** Start Supplied information **

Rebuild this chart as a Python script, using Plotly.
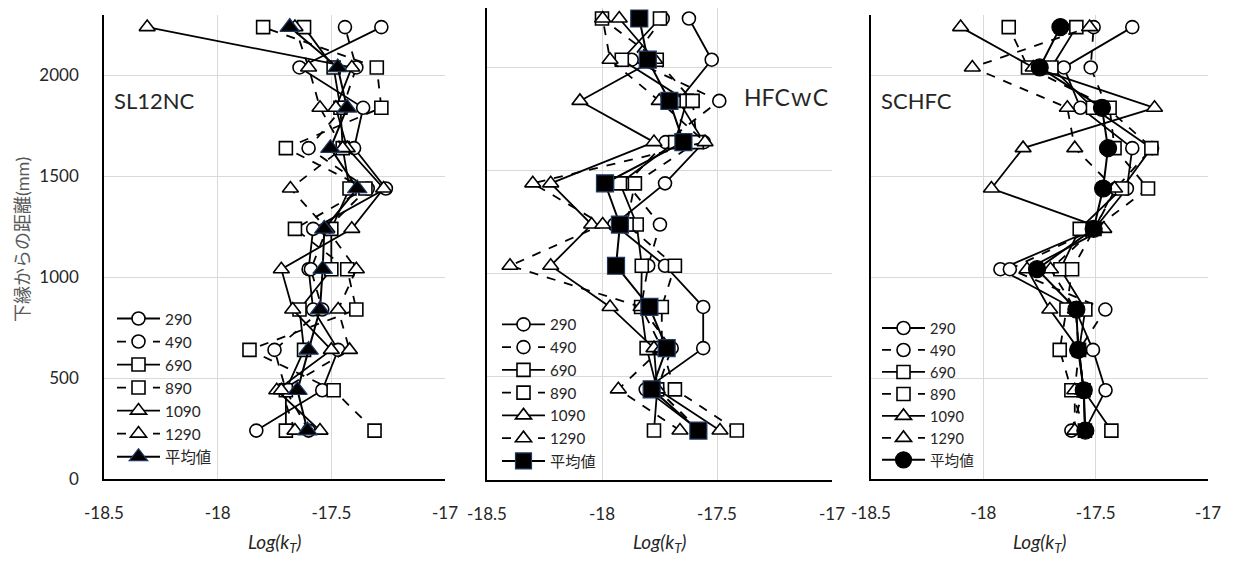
import plotly.graph_objects as go

# page body has an 8px margin: build the figure in window pixel terms, then offset
OFF = 8
FW, FH = 1234 - 2 * OFF, 565 - 2 * OFF


def fx(px):
    return (px - OFF) / FW


def fy(py):
    return 1 - (py - OFF) / FH


heights = [240, 440, 640, 840, 1040, 1240, 1440, 1640, 1840, 2040, 2240]
series_names = ["290", "490", "690", "890", "1090", "1290"]
avg_name = "平均値"
x_ticks = [-18.5, -18, -17.5, -17]
x_tick_text = ["-18.5", "-18", "-17.5", "-17"]
y_ticks = [0, 500, 1000, 1500, 2000]
y_tick_text = ["0", "500", "1000", "1500", "2000"]
panel_titles = ["SL12NC", "HFCｗC", "SCHFC"]

# ---- SL12NC ----
sl_290 = [-17.83, -17.54, -17.47, -17.58, -17.60, -17.58, -17.26, -17.40, -17.36, -17.64, -17.28]
sl_490 = [-17.60, -17.70, -17.75, -17.54, -17.59, -17.52, -17.34, -17.60, -17.45, -17.39, -17.44]
sl_690 = [-17.70, -17.70, -17.62, -17.64, -17.50, -17.50, -17.42, -17.45, -17.46, -17.49, -17.62]
sl_890 = [-17.31, -17.49, -17.86, -17.39, -17.43, -17.66, -17.35, -17.70, -17.28, -17.30, -17.80]
sl_1090 = [-17.55, -17.74, -17.50, -17.67, -17.72, -17.41, -17.27, -17.43, -17.48, -17.41, -18.31]
sl_1290 = [-17.66, -17.72, -17.42, -17.47, -17.39, -17.52, -17.68, -17.45, -17.55, -17.60, -17.66]
sl_avg = [-17.605, -17.649, -17.60, -17.55, -17.538, -17.531, -17.386, -17.504, -17.431, -17.472, -17.683]

# ---- HFCwC ----
hf_290 = [-17.575, -17.81, -17.56, -17.56, -17.726, -17.946, -17.726, -17.557, -17.667, -17.523, -17.622]
hf_490 = [-17.575, -17.76, -17.697, -17.83, -17.799, -17.748, -17.893, -17.723, -17.49, -17.871, -17.736]
hf_690 = [-17.774, -17.76, -17.806, -17.83, -17.827, -17.849, -17.922, -17.682, -17.632, -17.914, -17.748]
hf_890 = [-17.414, -17.683, -17.74, -17.74, -17.683, -17.893, -17.857, -17.588, -17.606, -17.762, -18.0]
hf_1090 = [-17.487, -17.76, -17.774, -17.965, -18.223, -18.045, -18.223, -17.774, -18.096, -17.771, -17.925]
hf_1290 = [-17.661, -17.929, -17.74, -17.83, -18.40, -17.997, -18.301, -17.552, -17.751, -17.965, -17.997]
hf_avg = [-17.581, -17.784, -17.719, -17.794, -17.939, -17.922, -17.987, -17.646, -17.707, -17.801, -17.838]

# ---- SCHFC ----
sc_290 = [-17.548, -17.456, -17.512, -17.59, -17.924, -17.505, -17.361, -17.337, -17.568, -17.642, -17.337]
sc_490 = [-17.608, -17.554, -17.574, -17.457, -17.882, -17.505, -17.411, -17.249, -17.45, -17.522, -17.509]
sc_690 = [-17.43, -17.554, -17.574, -17.546, -17.657, -17.571, -17.383, -17.252, -17.512, -17.697, -17.586]
sc_890 = [-17.548, -17.608, -17.66, -17.63, -17.605, -17.505, -17.267, -17.416, -17.438, -17.801, -17.887]
sc_1090 = [-17.548, -17.554, -17.574, -17.704, -17.805, -17.464, -17.964, -17.823, -17.238, -17.778, -18.101]
sc_1290 = [-17.593, -17.593, -17.574, -17.59, -17.701, -17.505, -17.416, -17.593, -17.626, -18.049, -17.527]
sc_avg = [-17.546, -17.553, -17.578, -17.586, -17.761, -17.509, -17.467, -17.445, -17.472, -17.749, -17.657]

panels_data = [
    [sl_290, sl_490, sl_690, sl_890, sl_1090, sl_1290, sl_avg],
    [hf_290, hf_490, hf_690, hf_890, hf_1090, hf_1290, hf_avg],
    [sc_290, sc_490, sc_690, sc_890, sc_1090, sc_1290, sc_avg],
]

# layout geometry (window pixels)
boxes = [
    dict(x0=104, x1=445, y0=15, y1=479, ymax=2300, leg_x=112, leg_y=302, leg_fs=15.4),
    dict(x0=487, x1=832, y0=8, y1=480, ymax=2291, leg_x=497, leg_y=308, leg_fs=15.2),
    dict(x0=871, x1=1208, y0=15, y1=479, ymax=2300, leg_x=877, leg_y=312, leg_fs=14.6),
]
avg_symbols = ["triangle-up", "square", "circle"]

styles = [
    ("circle", "solid"), ("circle", "dash"),
    ("square", "solid"), ("square", "dash"),
    ("triangle-up", "solid"), ("triangle-up", "dash"),
]

FONT = "Lato, 'Noto Sans CJK JP', sans-serif"
fig = go.Figure()

for p, data in enumerate(panels_data):
    ax = "" if p == 0 else str(p + 1)
    leg = "legend" if p == 0 else f"legend{p + 1}"
    for i, name in enumerate(series_names):
        sym, dash = styles[i]
        fig.add_trace(go.Scatter(
            x=data[i], y=heights, name=name, mode="lines+markers",
            xaxis="x" + ax, yaxis="y" + ax, legend=leg,
            line=dict(color="black", width=1.8, dash=dash),
            marker=dict(symbol=sym, size=13 if sym != "triangle-up" else 14,
                        color="white", line=dict(color="black", width=1.6)),
        ))
    fig.add_trace(go.Scatter(
        x=data[6], y=heights, name=avg_name, mode="lines+markers",
        xaxis="x" + ax, yaxis="y" + ax, legend=leg,
        line=dict(color="black", width=2),
        marker=dict(symbol=avg_symbols[p], size=17, color="black",
                    line=dict(color="#1f3864" if p < 2 else "black", width=1.2)),
    ))

layout = dict(
    width=FW, height=FH, margin=dict(l=0, r=0, t=0, b=0, autoexpand=False),
    paper_bgcolor="white", plot_bgcolor="white",
    font=dict(family=FONT, size=17, color="#262626"),
    showlegend=True,
)

annotations = []
for p, b in enumerate(boxes):
    ax = "" if p == 0 else str(p + 1)
    layout["xaxis" + ax] = dict(
        domain=[fx(b["x0"]), fx(b["x1"])], range=[-18.5, -17],
        anchor="y" + ax, tickvals=x_ticks, ticktext=x_tick_text,
        showgrid=True, gridcolor="#d9d9d9", gridwidth=1.3,
        showline=True, linecolor="black", linewidth=1.6,
        zeroline=False, ticks="", ticklabelstandoff=18, automargin=False,
        tickfont=dict(size=17, color="#262626"),
    )
    layout["yaxis" + ax] = dict(
        domain=[fy(b["y1"]), fy(b["y0"])], range=[0, b["ymax"]],
        anchor="x" + ax, tickvals=y_ticks, ticktext=y_tick_text,
        showticklabels=(p == 0), showgrid=True, gridcolor="#d9d9d9", gridwidth=1.3,
        showline=True, linecolor="black", linewidth=1.6,
        zeroline=False, ticks="", ticklabelstandoff=20, automargin=False,
        tickfont=dict(size=17, color="#262626"),
    )
    leg = "legend" if p == 0 else f"legend{p + 1}"
    layout[leg] = dict(
        x=fx(b["leg_x"]), y=fy(b["leg_y"]), xanchor="left", yanchor="top",
        bgcolor="rgba(0,0,0,0)", font=dict(size=b["leg_fs"], color="#262626", family=FONT),
        itemsizing="trace", tracegroupgap=0, itemwidth=43, borderwidth=0,
    )
    annotations.append(dict(
        text="<i>Log(k<sub>T</sub>)</i>", xref="paper", yref="paper",
        x=fx((b["x0"] + b["x1"]) / 2), y=fy(543), showarrow=False,
        font=dict(size=19, color="#262626"), xanchor="center", yanchor="middle",
    ))

annotations += [
    dict(text=panel_titles[0], xref="paper", yref="paper", x=fx(112), y=fy(100),
         xanchor="left", yanchor="middle", showarrow=False, font=dict(size=22, color="#262626")),
    dict(text=panel_titles[1], xref="paper", yref="paper", x=fx(830), y=fy(97),
         xanchor="right", yanchor="middle", showarrow=False, font=dict(size=23, color="#262626")),
    dict(text=panel_titles[2], xref="paper", yref="paper", x=fx(879), y=fy(100),
         xanchor="left", yanchor="middle", showarrow=False, font=dict(size=22, color="#262626")),
    dict(text="下縁からの距離(mm)", xref="paper", yref="paper", x=fx(22), y=fy(240),
         textangle=-90, xanchor="center", yanchor="middle", showarrow=False,
         font=dict(size=18, color="#595959")),
]
layout["annotations"] = annotations

fig.update_layout(**layout)
fig.write_html("out.html")
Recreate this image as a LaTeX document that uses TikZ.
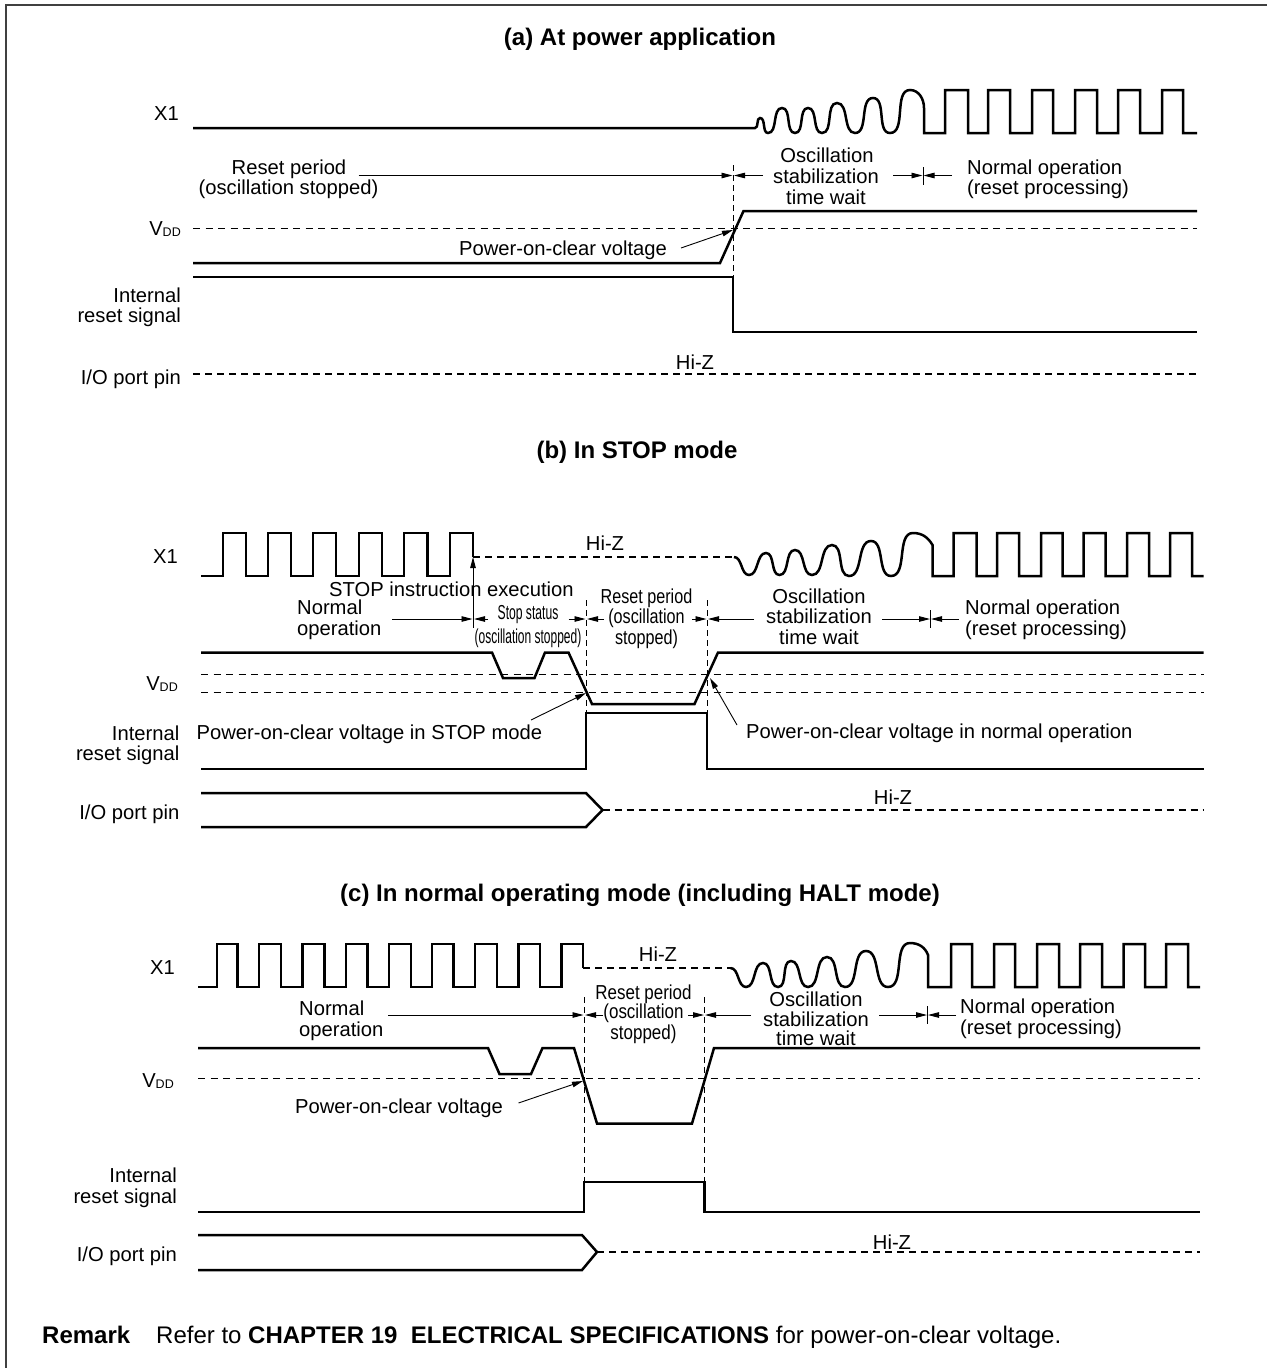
\documentclass[tikz,border=0pt]{standalone}
\usepackage{fontspec}
\setmainfont{Liberation Sans}
\usetikzlibrary{arrows.meta}
\tikzset{
  x=1pt,y=-1pt,
  sig/.style={line width=2.5pt,line join=miter},
  hiz/.style={line width=2.2pt,dash pattern=on 7pt off 5pt},
  refline/.style={line width=1pt,dash pattern=on 7pt off 5.5pt},
  vguide/.style={line width=1pt,dash pattern=on 6pt off 4pt},
  dim/.style={line width=.9pt,-{Triangle[length=11pt,width=5.5pt]}},
  tick/.style={line width=.9pt},
  lbl/.style={inner sep=0pt,text height=14pt,text depth=0pt,font=\fontsize{20.2}{23}\selectfont},
  rlbl/.style={lbl,anchor=east},
  llbl/.style={lbl,anchor=west},
  ttl/.style={lbl,text height=17pt,font=\fontsize{24}{28}\selectfont\bfseries},
  rem/.style={ttl,anchor=west,font=\fontsize{24}{28}\selectfont},
  wv/.style={out=0,in=180,looseness=.9},
}
\newcommand{\vdd}{V\raisebox{-1.5pt}{\fontsize{12.5}{12.5}\selectfont DD}}
\begin{document}
\begin{tikzpicture}
\useasboundingbox (0,0) rectangle (1267,1368);
\draw[line width=1.2pt,black!75] (6,1368) -- (6,5) -- (1267,5);
% ---------- (a)
\node[ttl] (ta) at (640,37) {(a) At power application};
\node[rlbl] (a1) at (179,113) {X1};
\node[lbl] (a2) at (289,167) {Reset period};
\node[lbl] (a3) at (288.5,187) {(oscillation stopped)};
\node[lbl] (a4) at (827,155) {Oscillation};
\node[lbl] (a5) at (826,176) {stabilization};
\node[lbl] (a6) at (826,197) {time wait};
\node[llbl] (a7) at (967,167) {Normal operation};
\node[llbl] (a8) at (967,187) {(reset processing)};
\node[rlbl] (a9) at (181,228) {\vdd};
\node[rlbl] (a10) at (181,295) {Internal};
\node[rlbl] (a10b) at (181,315) {reset signal};
\node[rlbl] (a11) at (181,377) {I/O port pin};
\node[lbl] (a12) at (695,362) {Hi-Z};
\node[llbl] (a13) at (459,248) {Power-on-clear voltage};
\coordinate (as) at (193,128);
\draw[sig] (as) -- (755,128) to[wv] (760,118) to[wv] (768,133) to[wv] (782,108) to[wv] (795,133) to[wv] (808,108) to[wv] (822,133) to[wv] (837,103) to[wv] (855,133) to[wv] (873,98) to[wv] (890,133) to[wv] (910,90) to[out=0,in=90] (924,108) -- (924,133) -- (945,133) -- (945,90) -- (968,90) -- (968,133) -- (988,133) -- (988,90) -- (1010,90) -- (1010,133) -- (1032,133) -- (1032,90) -- (1053,90) -- (1053,133) -- (1075,133) -- (1075,90) -- (1097,90) -- (1097,133) -- (1118,133) -- (1118,90) -- (1140,90) -- (1140,133) -- (1162,133) -- (1162,90) -- (1183,90) -- (1183,133) -- (1197,133);
\draw[refline] (193,228) -- (1197,228);
\draw[sig] (193,263) -- (720,263) -- (743.5,211) -- (1197,211);
\draw[sig] (193,277) -- (733,277) -- (733,332) -- (1197,332);
\draw[hiz] (193,374) -- (1197,374);
\draw[vguide] (733,165) -- (733,277);
\draw[dim] (358.5,175.5) -- (732.5,175.5);
\draw[dim] (763,175.5) -- (734,175.5);
\draw[dim] (893,175.5) -- (922.5,175.5);
\draw[tick] (923,167) -- (923,185);
\draw[dim] (952,175.5) -- (923.5,175.5);
\draw[dim] (681,248) -- (733,230);
% ---------- (b)
\node[ttl] (tb) at (637,450) {(b) In STOP mode};
\node[rlbl] (b1) at (178,556) {X1};
\node[lbl] (b2) at (605,543) {Hi-Z};
\node[llbl] (b3) at (329,589) {STOP instruction execution};
\node[llbl] (b4) at (297,607) {Normal};
\node[llbl] (b5) at (297,628) {operation};
\node[lbl] (b6) at (528,612) {\scalebox{.6}[1]{Stop status}};
\node[lbl] (b7) at (528,636) {\scalebox{.593}[1]{(oscillation stopped)}};
\node[lbl] (b8) at (646.5,596) {\scalebox{.8}[1]{Reset period}};
\node[lbl] (b9) at (646.5,616) {\scalebox{.8}[1]{(oscillation}};
\node[lbl] (b10) at (646.5,637) {\scalebox{.8}[1]{stopped)}};
\node[lbl] (b11) at (819,596) {Oscillation};
\node[lbl] (b12) at (819,616) {stabilization};
\node[lbl] (b13) at (819,637) {time wait};
\node[llbl] (b14) at (965,607) {Normal operation};
\node[llbl] (b15) at (965,628) {(reset processing)};
\node[rlbl] (b16) at (178,683) {\vdd};
\node[rlbl] (b17) at (179.5,733) {Internal};
\node[rlbl] (b17b) at (179.5,753) {reset signal};
\node[rlbl] (b18) at (179.5,812.5) {I/O port pin};
\node[llbl] (b19) at (196.5,732) {Power-on-clear voltage in STOP mode};
\node[llbl] (b20) at (746,731) {Power-on-clear voltage in normal operation};
\node[lbl] (b21) at (893,797) {Hi-Z};
\coordinate (bs) at (201,576);
\draw[sig] (bs) -- (223,576) -- (223,533) -- (246,533) -- (246,576) -- (268,576) -- (268,533) -- (291,533) -- (291,576) -- (313,576) -- (313,533) -- (336,533) -- (336,576) -- (359,576) -- (359,533) -- (382,533) -- (382,576) -- (404,576) -- (404,533) -- (427.5,533) -- (427.5,576) -- (450,576) -- (450,533) -- (473,533) -- (473,557);
\draw[hiz] (473,557) -- (734,557);
\draw[sig] (734,557) to[wv] (749,575) to[wv] (766,553) to[wv] (779.5,575) to[wv] (795,550) to[wv] (812,575) to[wv] (832,545) to[wv] (849,576) to[wv] (871,541) to[wv] (891,576) to[wv] (913,533) to[out=0,in=120] (932.5,545) -- (932.5,576) -- (953.5,576) -- (953.5,533) -- (976.5,533) -- (976.5,576) -- (997,576) -- (997,533) -- (1019,533) -- (1019,576) -- (1041,576) -- (1041,533) -- (1062.5,533) -- (1062.5,576) -- (1083.5,576) -- (1083.5,533) -- (1105.5,533) -- (1105.5,576) -- (1127,576) -- (1127,533) -- (1149,533) -- (1149,576) -- (1170,576) -- (1170,533) -- (1192,533) -- (1192,576) -- (1203.5,576);
\draw[refline] (201,674) -- (1203.5,674);
\draw[refline] (201,692) -- (1203.5,692);
\draw[sig] (201,652.5) -- (492,652.5) -- (503,678) -- (534.5,678) -- (545,652.5) -- (568.5,652.5) -- (592,704) -- (694.5,704) -- (718,652.5) -- (1203.5,652.5);
\draw[sig] (201,769) -- (586,769) -- (586,713) -- (707,713) -- (707,769) -- (1203.5,769);
\draw[sig] (201,793) -- (586,793) -- (602.5,810) -- (586,827) -- (201,827);
\draw[hiz] (602.5,810) -- (1203.5,810);
\draw[vguide] (586,600) -- (586,713);
\draw[vguide] (707,600) -- (707,713);
\draw[dim] (473,597) -- (473,557);
\draw[tick] (473,597) -- (473,628);
\draw[dim] (392,619) -- (472.5,619);
\draw[dim] (488,619) -- (474,619);
\draw[dim] (568.5,619) -- (585.5,619);
\draw[dim] (604,619) -- (587,619);
\draw[dim] (692,619) -- (706.5,619);
\draw[dim] (754,619) -- (708,619);
\draw[dim] (882,619) -- (930,619);
\draw[tick] (930.5,610) -- (930.5,628);
\draw[dim] (958.5,619) -- (931,619);
\draw[dim] (531,720) -- (586,693);
\draw[dim] (737,725) -- (710,678);
% ---------- (c)
\node[ttl] (tc) at (640,893) {(c) In normal operating mode (including HALT mode)};
\node[rlbl] (c1) at (175,967) {X1};
\node[lbl] (c2) at (658,954) {Hi-Z};
\node[llbl] (c3) at (299,1008) {Normal};
\node[llbl] (c4) at (299,1029) {operation};
\node[lbl] (c5) at (643.5,992) {\scalebox{.84}[1]{Reset period}};
\node[lbl] (c6) at (643.5,1011) {\scalebox{.84}[1]{(oscillation}};
\node[lbl] (c7) at (643.5,1032) {\scalebox{.84}[1]{stopped)}};
\node[lbl] (c8) at (816,999) {Oscillation};
\node[lbl] (c9) at (816,1019) {stabilization};
\node[lbl] (c10) at (816,1038) {time wait};
\node[llbl] (c11) at (960,1006) {Normal operation};
\node[llbl] (c12) at (960,1027) {(reset processing)};
\node[rlbl] (c13) at (174,1080) {\vdd};
\node[rlbl] (c14) at (177,1175) {Internal};
\node[rlbl] (c14b) at (177,1196) {reset signal};
\node[rlbl] (c15) at (177,1254) {I/O port pin};
\node[llbl] (c16) at (295,1106) {Power-on-clear voltage};
\node[lbl] (c17) at (892,1242) {Hi-Z};
\coordinate (cs) at (198,987);
\draw[sig] (cs) -- (217,987) -- (217,944) -- (237.5,944) -- (237.5,987) -- (259,987) -- (259,944) -- (281,944) -- (281,987) -- (302.5,987) -- (302.5,944) -- (324.5,944) -- (324.5,987) -- (346,987) -- (346,944) -- (367.5,944) -- (367.5,987) -- (389,987) -- (389,944) -- (411,944) -- (411,987) -- (432,987) -- (432,944) -- (453.5,944) -- (453.5,987) -- (475,987) -- (475,944) -- (497,944) -- (497,987) -- (518.5,987) -- (518.5,944) -- (540,944) -- (540,987) -- (561.5,987) -- (561.5,944) -- (583,944) -- (583,968);
\draw[hiz] (583,968) -- (730.5,968);
\draw[sig] (730.5,968) to[wv] (746,987) to[wv] (763,963) to[wv] (778,987) to[wv] (791,961) to[wv] (808,987) to[wv] (827,957) to[wv] (845,987) to[wv] (866,951) to[wv] (888,987) to[wv] (910,943) to[out=0,in=110] (928,955) -- (928,987) -- (951,987) -- (951,944) -- (972,944) -- (972,987) -- (994,987) -- (994,944) -- (1015,944) -- (1015,987) -- (1037,987) -- (1037,944) -- (1059,944) -- (1059,987) -- (1080,987) -- (1080,944) -- (1102,944) -- (1102,987) -- (1123.5,987) -- (1123.5,944) -- (1145,944) -- (1145,987) -- (1166,987) -- (1166,944) -- (1188,944) -- (1188,987) -- (1200,987);
\draw[refline] (198,1078) -- (1200,1078);
\draw[sig] (198,1048) -- (488,1048) -- (499.5,1074) -- (531,1074) -- (542.5,1048) -- (574,1048) -- (597,1123.5) -- (692,1123.5) -- (714,1048) -- (1200,1048);
\draw[sig] (198,1212) -- (584,1212) -- (584,1182) -- (704.5,1182) -- (704.5,1212) -- (1200,1212);
\draw[sig] (198,1235) -- (582,1235) -- (597,1252) -- (582,1270) -- (198,1270);
\draw[hiz] (597,1252) -- (1200,1252);
\draw[vguide] (584,997) -- (584,1182);
\draw[vguide] (704.5,997) -- (704.5,1182);
\draw[dim] (388,1015) -- (583.5,1015);
\draw[dim] (603,1015) -- (585,1015);
\draw[dim] (688,1015) -- (704,1015);
\draw[dim] (751,1015) -- (705,1015);
\draw[dim] (879,1015) -- (927,1015);
\draw[tick] (927.5,1006) -- (927.5,1024);
\draw[dim] (956,1015) -- (928,1015);
\draw[dim] (518.5,1103) -- (583,1081);
% ---------- remark
\node[rem,font=\fontsize{24}{28}\selectfont\bfseries] (r1) at (42,1335) {Remark};
\node[rem] (r2) at (156,1335) {Refer to \textbf{CHAPTER 19\ \ ELECTRICAL SPECIFICATIONS} for power-on-clear voltage.};
\end{tikzpicture}
\end{document}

** End Supplied information **

● **What you should do**: Only lines belong in the copy: transcribe those from the start of the data through the line that contains "-17.707, -17.801, -17.838]", and skip the pictures.

● **Solution for this exercise**:
Rebuild this chart as a Python script, using Plotly.
import plotly.graph_objects as go

# page body has an 8px margin: build the figure in window pixel terms, then offset
OFF = 8
FW, FH = 1234 - 2 * OFF, 565 - 2 * OFF


def fx(px):
    return (px - OFF) / FW


def fy(py):
    return 1 - (py - OFF) / FH


heights = [240, 440, 640, 840, 1040, 1240, 1440, 1640, 1840, 2040, 2240]
series_names = ["290", "490", "690", "890", "1090", "1290"]
avg_name = "平均値"
x_ticks = [-18.5, -18, -17.5, -17]
x_tick_text = ["-18.5", "-18", "-17.5", "-17"]
y_ticks = [0, 500, 1000, 1500, 2000]
y_tick_text = ["0", "500", "1000", "1500", "2000"]
panel_titles = ["SL12NC", "HFCｗC", "SCHFC"]

# ---- SL12NC ----
sl_290 = [-17.83, -17.54, -17.47, -17.58, -17.60, -17.58, -17.26, -17.40, -17.36, -17.64, -17.28]
sl_490 = [-17.60, -17.70, -17.75, -17.54, -17.59, -17.52, -17.34, -17.60, -17.45, -17.39, -17.44]
sl_690 = [-17.70, -17.70, -17.62, -17.64, -17.50, -17.50, -17.42, -17.45, -17.46, -17.49, -17.62]
sl_890 = [-17.31, -17.49, -17.86, -17.39, -17.43, -17.66, -17.35, -17.70, -17.28, -17.30, -17.80]
sl_1090 = [-17.55, -17.74, -17.50, -17.67, -17.72, -17.41, -17.27, -17.43, -17.48, -17.41, -18.31]
sl_1290 = [-17.66, -17.72, -17.42, -17.47, -17.39, -17.52, -17.68, -17.45, -17.55, -17.60, -17.66]
sl_avg = [-17.605, -17.649, -17.60, -17.55, -17.538, -17.531, -17.386, -17.504, -17.431, -17.472, -17.683]

# ---- HFCwC ----
hf_290 = [-17.575, -17.81, -17.56, -17.56, -17.726, -17.946, -17.726, -17.557, -17.667, -17.523, -17.622]
hf_490 = [-17.575, -17.76, -17.697, -17.83, -17.799, -17.748, -17.893, -17.723, -17.49, -17.871, -17.736]
hf_690 = [-17.774, -17.76, -17.806, -17.83, -17.827, -17.849, -17.922, -17.682, -17.632, -17.914, -17.748]
hf_890 = [-17.414, -17.683, -17.74, -17.74, -17.683, -17.893, -17.857, -17.588, -17.606, -17.762, -18.0]
hf_1090 = [-17.487, -17.76, -17.774, -17.965, -18.223, -18.045, -18.223, -17.774, -18.096, -17.771, -17.925]
hf_1290 = [-17.661, -17.929, -17.74, -17.83, -18.40, -17.997, -18.301, -17.552, -17.751, -17.965, -17.997]
hf_avg = [-17.581, -17.784, -17.719, -17.794, -17.939, -17.922, -17.987, -17.646, -17.707, -17.801, -17.838]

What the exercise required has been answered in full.